Pulp at Stray Cat Theatre puts the sass of dyke-y dimestore novels on stage

Wednesday, April 9, 2008
Phoenix New Times

I practically forgot where I was the other night (I was at Stray Cat Theatre, watching their production of Pulp)
once the play commenced and Johanna Carlisle got busy playing a Sapphic
saloon owner named Vivian Blaine. Carlisle always shines like a beacon,
even when she's appearing in crap, which Patricia Kane's charming
one-act certainly is not.

Carlisle's
grand performance elevates an already fine script that celebrates and
gently ribs the lesbian pulp fiction of the '50s and '60s.

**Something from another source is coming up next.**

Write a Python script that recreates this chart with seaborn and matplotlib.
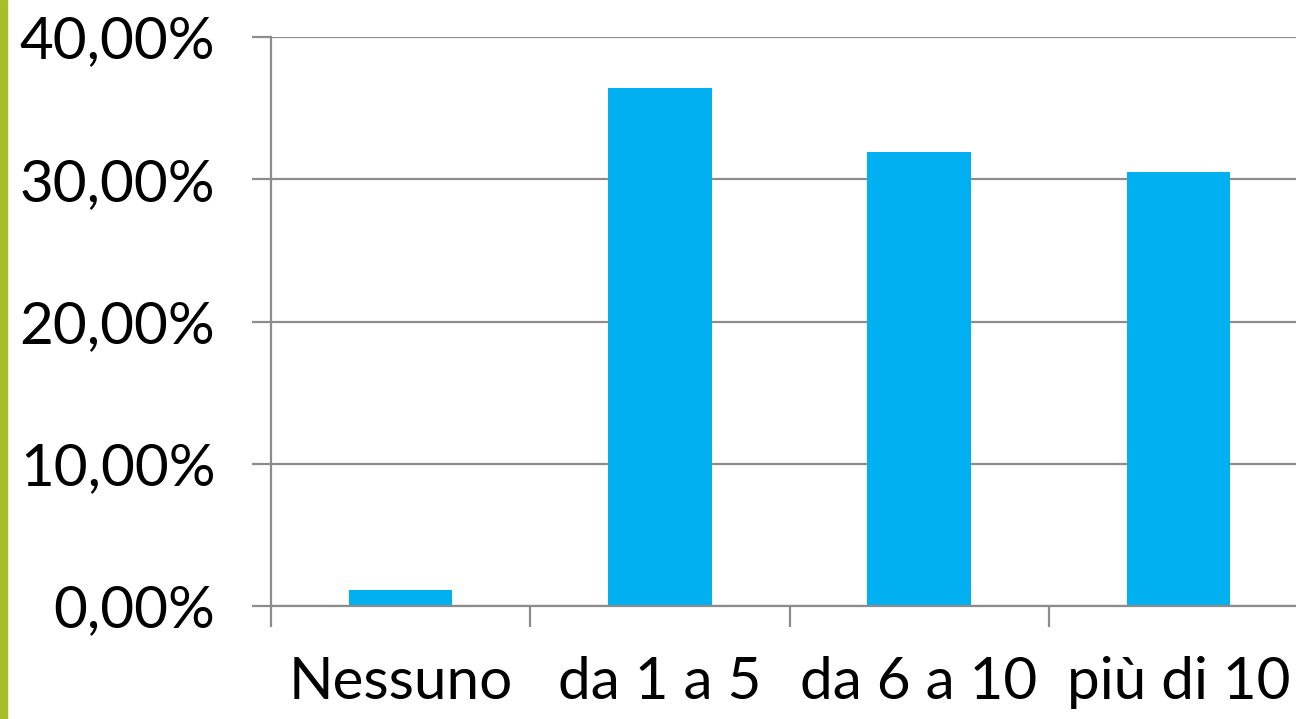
import matplotlib
matplotlib.use("Agg")
import matplotlib.pyplot as plt
import seaborn as sns
import pandas as pd
from matplotlib.ticker import FuncFormatter, FixedLocator
from matplotlib.patches import Rectangle

categories = ["Nessuno", "da 1 a 5", "da 6 a 10", "più di 10"]
values = [1.1, 36.4, 31.9, 30.5]
yticks = [0, 10, 20, 30, 40]

sns.set_theme(style="white")
plt.rcParams['font.family'] = ['Lato', 'DejaVu Sans']

fig = plt.figure(figsize=(12.96, 7.19), dpi=100)
# axes extends slightly past right edge like the reference
ax = fig.add_axes([271/1296, (719-606)/719, (1308-271)/1296, (606-37)/719])

df = pd.DataFrame({"cat": categories, "val": values})
sns.barplot(data=df, x="cat", y="val", color="#00B0F0", width=0.4, ax=ax,
            saturation=1, edgecolor="none")

ax.set_xlim(-0.5, 3.5)
ax.set_ylim(0, 40)
ax.set_yticks(yticks)
ax.yaxis.set_major_formatter(FuncFormatter(lambda v, p: f"{v:.2f}%".replace(".", ",")))
ax.grid(axis="y", color="#8c8c8c", linewidth=1.6)
ax.set_axisbelow(True)
for s in ["top", "right"]:
    ax.spines[s].set_visible(False)
for s in ["left", "bottom"]:
    ax.spines[s].set_visible(True)
    ax.spines[s].set_color("#8c8c8c")
    ax.spines[s].set_linewidth(1.6)

ax.set_xlabel("")
ax.set_ylabel("")
ax.tick_params(axis="y", which="major", direction="out", length=14, width=1.6,
               color="#8c8c8c", labelsize=42, pad=26, left=True, labelcolor="black")
ax.tick_params(axis="x", which="major", length=0, labelsize=42, pad=36, labelcolor="black")
ax.xaxis.set_minor_locator(FixedLocator([-0.5, 0.5, 1.5, 2.5, 3.5]))
ax.tick_params(axis="x", which="minor", direction="out", length=15, width=1.6,
               color="#8c8c8c", bottom=True)

# green accent strip at left edge
fig.patches.append(Rectangle((0, 0), 7/1296, 1, transform=fig.transFigure,
                             color="#A9BD2A", zorder=10))

fig.savefig("out.png", dpi=100)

Kane has a
keen sense of camp and a historian's insight into what was so
delightfully wrong about this literary sub-genre. That she manages to
craft an entirely original story (about a group of lovelorn lesbians
working in a "ladies' club" in the '50s) that plays as though she
lifted it wholesale from a dyke-y dimestore novel proves her mettle,
and that the laughs are pointed straight at the audience like a
two-headed dildo is not only amusing but unfortunately necessary, since
lesbians will flock to Kane's play, while it's gay men who tend to have
a thing for camp. The audience with whom I watched Pulp proved
this: Although there were dozens of laugh-worthy lines, the loudest
guffaws came in response to a crack about lesbians moving in together
after knowing one another only two days — truly the oldest lesbian joke
on record.

The audience
was helped in finding its laughs by director Ron May, who kept the pace
quick and efficient, and by musical director Terre Steed, without whom
this would have been half a play. His musical cues provided droll punch
lines to already amusing text, and his piano accompaniment on each of
the musical numbers was expert.

I have a
lesbian crush on Katie Harroff, who, according to her playbill bio, is
finishing up an MFA in performance at ASU. I hope Ms. Harroff plans to
apply that degree on local stages, which desperately need her megawatt
smile and beguiling way with a monologue. Anyone who can repeat the
line "I'm a lesbian, pure and simple; I make no bones about it" over
and over again without annoying me (and an audience full of kd lang
clones!) has a rare talent. So, too, has Tracy Payne, an actress of
Amazonian proportions and comic talent who brought the pulp novel term
"hardboiled" right to life.

Watching these
dames march back and forth across David J. Castellano's cozy speakeasy,
crooning and cat-fighting and enacting the trashy nonsense found in
10-cent paperbacks of yesteryear, made me want to head to eBay to buy a
couple. The feeling passed, and I've settled instead for looking
forward to what Stray Cat will bring us next season.